Портрет на фоне мифа (Войнович) - страница 60

Впоследствии с автором этих пьес и упомянутой выше брошюры «Доживет ли Советский Союз до 1984 года?» Андреем Амальриком я познакомился ближе, даже подружился и считал его очень неординарной личностью. Он читал мои «показания», на меня не обиделся, однако, вспоминая, каждый раз огорчался. Но пьесы его мне продолжали не нравиться. А он ими очень дорожил. Так же, как и своими стихами, тоже малоинтересными и написанными в чуждой мне манере.


Сколько раз меня наказывали, корили, проклинали

и предавали анафеме за то, что я честно или простодушно высказывал свое мнение, иногда даже по совсем безобидному поводу.

Я уже рассказывал где-то, как одна диссидентка при первой нашей встрече (когда я пришел знакомиться с ее мужем и с ней) спросила меня, предвкушая немедленное согласие:

– А правда ли, Максимов очень хороший писатель?

– Неплохой, – сказал я, как думал.

И тут ее отношение ко мне резко переменилось.

– Володя Максимов, – сказала она с чувством, очень похожим на ненависть, – прекрасный писатель!

И, конечно, не приняла бы никаких возражений.

Встретив меня поначалу очень тепло, она тут же ко мне охладела, и наши отношения долго были натянутыми.

Это была Елена Боннэр, женщина умная, страстная, но, конечно, в оценках необъективная. Она (как и многие другие) не понимала или понимала не совсем, что гражданская смелость и литературный талант не одно и то же. Кроме того, ей стоило принять во внимание, что в литературе профессионалом был я, и не ей было меня поучать. А тем более навязывать свое предвзятое мнение. Я подозреваю, что со временем ее отношение к творчеству Максимова стало не столь возвышенным, как тогда. Не потому что он стал хуже писать, а ввиду идейного расхождения. Но самоуверенности в Елене Георгиевне не убавилось.

Лет через пятнадцать после первой встречи произошла у нас еще одна – в Бостоне, где ей была сделана операция на сердце (такой же через год подвергся и я). Мы встретились после долгой разлуки и были, кажется, одинаково рады друг другу. Обнялись, сели друг против друга, говорили о многом и в основном, конечно, о пребывании ее и Сахарова в Горьком, о том, как и чем они там жили.
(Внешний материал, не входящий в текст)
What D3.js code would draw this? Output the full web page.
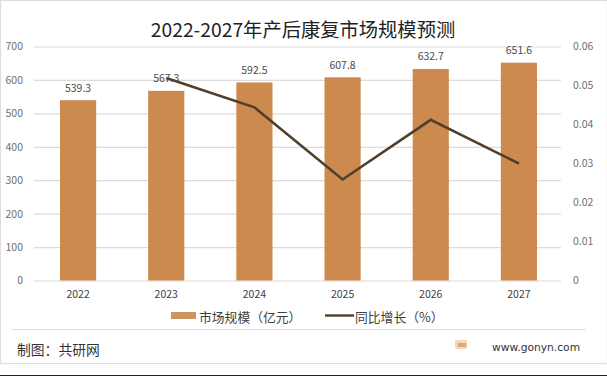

Она рассказывала, как просвещала его, читая ему стихи.

– Все удивляются его литературным знаниям и вкусу, – говорила она, смеясь. – Но ведь это я читала ему Тютчева, Пастернака, Цветаеву и Ахматову. А сам-то он предпочитает детективы.

Потом вспомнила о Георгии Владимове, который, как и я, жил в Германии:

– А Жорку ты часто видишь?

– Да нет, – сказал я, – не часто.

– А что так?

– Ну ты же знаешь, у него характер сложный.